- January 22, 2018
On 18th November 1996 I came into this world, and the next day I was welcomed into the first home I would ever know. As a blissfully unaware 11oz baby I could never have known that I would go on to spend the next 21 years of my life in that house, beginning my lessons about life and reality and emotion and what it means to be human.
A house is a funny thing as a child. A new mind can only comprehend so much as it expands and grows. Therefore deep in all our memories can be found a time when our childhood homes were our entire worlds, the memories framed from an angle close to the floor as we looked up at the towering ceilings and mysterious glowing screens, and the sweetie cupboard purposefully tucked a thousand miles away at the top of the cabinet. These halcyon days are the remnants of a time when our awareness did not stretch past the four walls of our home, had no need to concern itself with the outside world that stayed firmly outside and was a strictly adult concern.
But as the seasons change so too do we change with them. And as time passes we grow further away from the floor and up to eye level, and even beyond, with those who were once insurmountable giants. And suddenly one day, in some private penny-drop moment, it truly sinks in that somehow you too are an adult, and for better or worse the concerns of the adult world are now all very much concerns of yours.
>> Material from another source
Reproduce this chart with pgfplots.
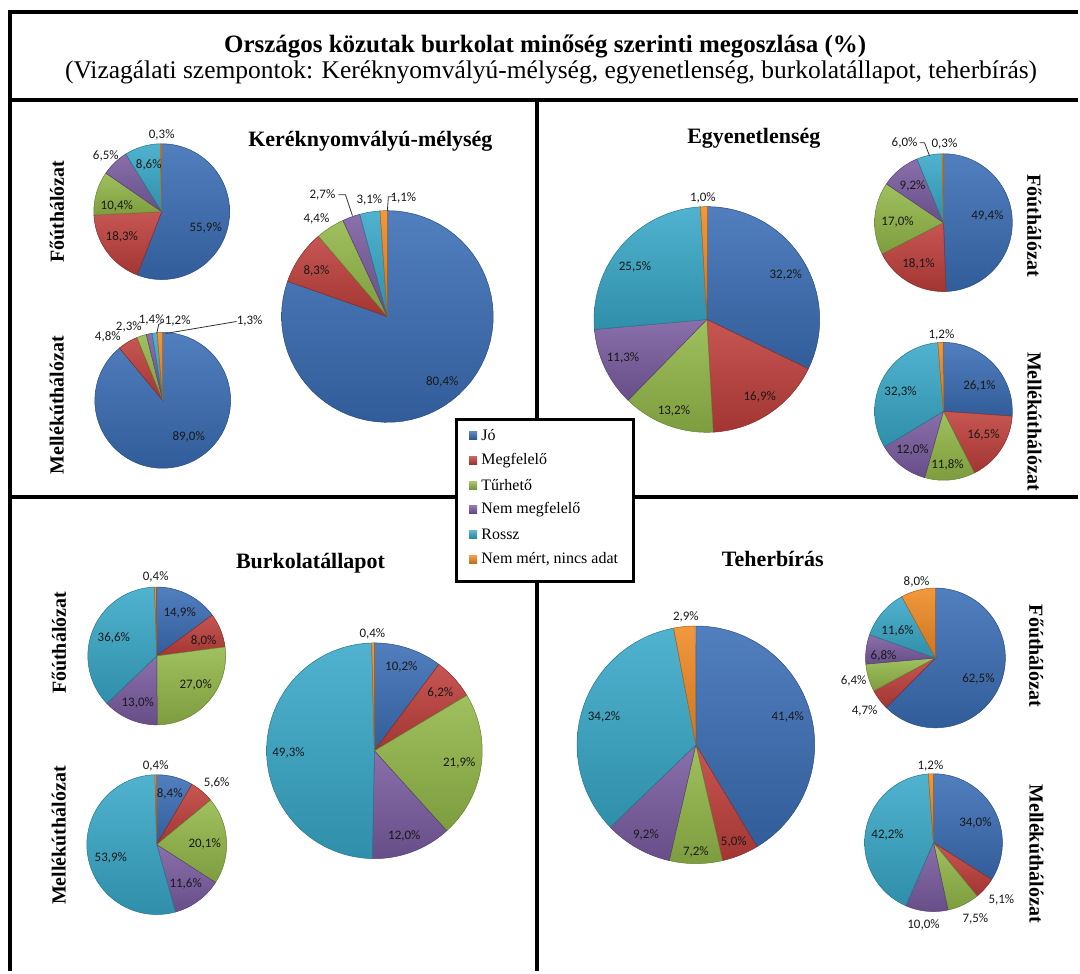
\documentclass[border=0pt]{standalone}
\usepackage{pgfplots}
\pgfplotsset{compat=1.18}
\usepackage{fontspec}
\setmainfont{Liberation Serif}
\newfontfamily\lblfont{Carlito}

% slice colours: Jó, Megfelelő, Tűrhető, Nem megfelelő, Rossz, Nem mért
\definecolor{pc1}{HTML}{3A6DB5}
\definecolor{pc2}{HTML}{BF3F3B}
\definecolor{pc3}{HTML}{93B849}
\definecolor{pc4}{HTML}{7A5CA0}
\definecolor{pc5}{HTML}{38A8C8}
\definecolor{pc6}{HTML}{F08A24}

% \pie{cx}{cy}{r}{six shares in percent}, clockwise from 12 o'clock
\newcommand\pie[4]{%
  \gdef\cum{0}%
  \foreach \v [count=\i] in {#4}{%
    \pgfmathsetmacro\aS{90-3.6*\cum}%
    \pgfmathsetmacro\cumN{\cum+\v}%
    \pgfmathsetmacro\aE{90-3.6*\cumN}%
    \xdef\cum{\cumN}%
    \edef\slice{\noexpand\addplot[draw=pc\i!70!black, line width=0.5pt,
      top color=pc\i!88!white, bottom color=pc\i!85!black,
      domain=\aE:\aS, samples=60]
      ({#1+#3*cos(x)}, {#2-#3*sin(x)}) -- (axis cs:#1,#2) -- cycle;}%
    \slice
  }%
}
\newcommand\pl[3]{\node[font=\lblfont\fontsize{13}{15}\selectfont, text=black!90, inner sep=0pt] at (axis cs:#1,#2) {#3};}
\newcommand\ptitle[3]{\node[font=\bfseries\fontsize{22}{26}\selectfont, inner sep=0pt] at (axis cs:#1,#2) {#3};}
\newcommand\vlab[4]{\node[font=\bfseries\fontsize{20}{24}\selectfont, rotate=#3, inner sep=0pt] at (axis cs:#1,#2) {#4};}
\newcommand\legitem[3]{%
  \fill[top color=#1!80!white, bottom color=#1!80!black] (axis cs:470,#2-4) rectangle (axis cs:478,#2+4);
  \node[anchor=west, font=\fontsize{16}{19}\selectfont, inner sep=0pt] at (axis cs:482,#2) {#3};}

\begin{document}
\begin{tikzpicture}
\begin{axis}[
  width=1080pt, height=973pt, scale only axis,
  xmin=0, xmax=1080, ymin=0, ymax=973, y dir=reverse,
  hide axis, clip=false]

\fill[white] (axis cs:0,0) rectangle (axis cs:1080,973);

% Keréknyomvályú-mélység
\pie{162}{212}{68}{55.9,18.3,10.4,6.5,8.6,0.3}
\pie{163}{401}{68}{89.0,4.8,2.3,1.4,1.2,1.3}
\pie{388}{317}{106}{80.4,8.3,4.4,2.7,3.1,1.1}
% Egyenetlenség
\pie{708}{320}{113}{32.2,16.9,13.2,11.3,25.5,1.0}
\pie{945}{223}{69}{49.4,18.1,17.0,9.2,6.0,0.3}
\pie{945}{412}{69}{26.1,16.5,11.8,12.0,32.3,1.2}
% Burkolatállapot
\pie{157}{657}{69}{14.9,8.0,27.0,13.0,36.6,0.4}
\pie{157}{846}{70}{8.4,5.6,20.1,11.6,53.9,0.4}
\pie{375}{752}{108}{10.2,6.2,21.9,12.0,49.3,0.4}
% Teherbírás
\pie{697}{746}{119}{41.4,5.0,7.2,9.2,34.2,2.9}
\pie{937}{659}{70}{62.5,4.7,6.4,6.8,11.6,8.0}
\pie{935}{844}{69}{34.0,5.1,7.5,10.0,42.2,1.2}

% data labels
\pl{206}{228}{55,9\%}\pl{122}{237}{18,3\%}\pl{117}{206}{10,4\%}
\pl{106}{156}{6,5\%}\pl{149}{165}{8,6\%}\pl{162}{135}{0,3\%}

\pl{189}{438}{89,0\%}\pl{108}{337}{4,8\%}\pl{129}{327}{2,3\%}
\pl{152}{320}{1,4\%}\pl{178}{321}{1,2\%}\pl{250}{321}{1,3\%}
\draw[black!80, line width=0.8pt] (axis cs:237,322) -- (axis cs:166,334);
\draw[black!80, line width=0.8pt] (axis cs:157,334) -- (axis cs:159,325) -- (axis cs:164,322);

\pl{443}{383}{80,4\%}\pl{317}{271}{8,3\%}\pl{317}{219}{4,4\%}
\pl{323}{195}{2,7\%}\pl{370}{200}{3,1\%}\pl{404}{198}{1,1\%}
\draw[black!80, line width=0.8pt] (axis cs:339,195) -- (axis cs:346,195) -- (axis cs:353,216);
\draw[black!80, line width=0.8pt] (axis cs:395,197) -- (axis cs:389,197) -- (axis cs:388,211);

\pl{787}{275}{32,2\%}\pl{761}{398}{16,9\%}\pl{675}{412}{13,2\%}
\pl{624}{358}{11,3\%}\pl{636}{267}{25,5\%}\pl{704}{198}{1,0\%}

\pl{989}{216}{49,4\%}\pl{920}{264}{18,1\%}\pl{899}{222}{17,0\%}
\pl{914}{186}{9,2\%}\pl{906}{143}{6,0\%}\pl{946}{144}{0,3\%}
\draw[black!80, line width=0.8pt] (axis cs:921,143) -- (axis cs:926,143) -- (axis cs:931,156);

\pl{981}{387}{26,1\%}\pl{985}{436}{16,5\%}\pl{949}{466}{11,8\%}
\pl{914}{451}{12,0\%}\pl{902}{393}{32,3\%}\pl{943}{335}{1,2\%}

\pl{180}{614}{14,9\%}\pl{204}{642}{8,0\%}\pl{196}{686}{27,0\%}
\pl{138}{704}{13,0\%}\pl{114}{639}{36,6\%}\pl{156}{578}{0,4\%}

\pl{170}{795}{8,4\%}\pl{217}{784}{5,6\%}\pl{205}{845}{20,1\%}
\pl{186}{885}{11,6\%}\pl{111}{859}{53,9\%}\pl{156}{767}{0,4\%}

\pl{402}{668}{10,2\%}\pl{441}{694}{6,2\%}\pl{460}{764}{21,9\%}
\pl{405}{837}{12,0\%}\pl{289}{754}{49,3\%}\pl{373}{635}{0,4\%}

\pl{789}{718}{41,4\%}\pl{735}{843}{5,0\%}\pl{697}{853}{7,2\%}
\pl{647}{836}{9,2\%}\pl{605}{718}{34,2\%}\pl{687}{618}{2,9\%}

\pl{980}{680}{62,5\%}\pl{866}{712}{4,7\%}\pl{855}{682}{6,4\%}
\pl{885}{657}{6,8\%}\pl{899}{632}{11,6\%}\pl{918}{583}{8,0\%}

\pl{977}{824}{34,0\%}\pl{1003}{901}{5,1\%}\pl{977}{920}{7,5\%}
\pl{925}{926}{10,0\%}\pl{889}{836}{42,2\%}\pl{932}{767}{1,2\%}

% panel titles and network labels
\ptitle{371}{142}{Keréknyomvályú-mélység}
\ptitle{755}{139}{Egyenetlenség}
\ptitle{311}{564}{Burkolatállapot}
\ptitle{774}{560}{Teherbírás}
\vlab{57}{212}{90}{Főúthálózat}
\vlab{57}{406}{90}{Mellékúthálózat}
\vlab{59}{644}{90}{Főúthálózat}
\vlab{59}{837}{90}{Mellékúthálózat}
\vlab{1036}{226}{-90}{Főúthálózat}
\vlab{1036}{422}{-90}{Mellékúthálózat}
\vlab{1038}{657}{-90}{Főúthálózat}
\vlab{1038}{855}{-90}{Mellékúthálózat}

% main title
\node[font=\bfseries\fontsize{25}{30}\selectfont, inner sep=0pt] at (axis cs:546,47) {Országos közutak burkolat minőség szerinti megoszlása (\%)};
\node[font=\fontsize{25.5}{30}\selectfont, inner sep=0pt] at (axis cs:552,73) {(Vizagálati szempontok: Keréknyomvályú-mélység, egyenetlenség, burkolatállapot, teherbírás)};

% frame
\draw[line width=3.5pt] (axis cs:10,12) -- (axis cs:1080,12);
\draw[line width=3.5pt] (axis cs:10,10.25) -- (axis cs:10,973);
\draw[line width=3.5pt] (axis cs:10,100) -- (axis cs:1080,100);
\draw[line width=3.5pt] (axis cs:538,100) -- (axis cs:538,973);
\draw[line width=3.5pt] (axis cs:10,498) -- (axis cs:1080,498);

% legend
\draw[line width=3pt, fill=white] (axis cs:457,420) rectangle (axis cs:635,582);
\legitem{pc1}{436}{Jó}
\legitem{pc2}{461}{Megfelelő}
\legitem{pc3}{486}{Tűrhető}
\legitem{pc4}{510}{Nem megfelelő}
\legitem{pc5}{535}{Rossz}
\legitem{pc6}{560}{Nem mért, nincs adat}
\end{axis}
\end{tikzpicture}
\end{document}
That realisation changes the shape of your world. Where before the rooms of your house were familiar and cosy now too there seems to lurk a sense of stagnation. The safety and comfort of parental support is as welcome and appreciated as ever, but now it seems to linger on the edge of a desire to feel a little more of the reality of the world with a little less protection.
Eventually we must all take those vital solo steps into a world of independence in order to continue learning new lessons.
Last week that’s exactly what I did, and I can’t wait to see what lessons and experiences are waiting for me out in the big wide worlds.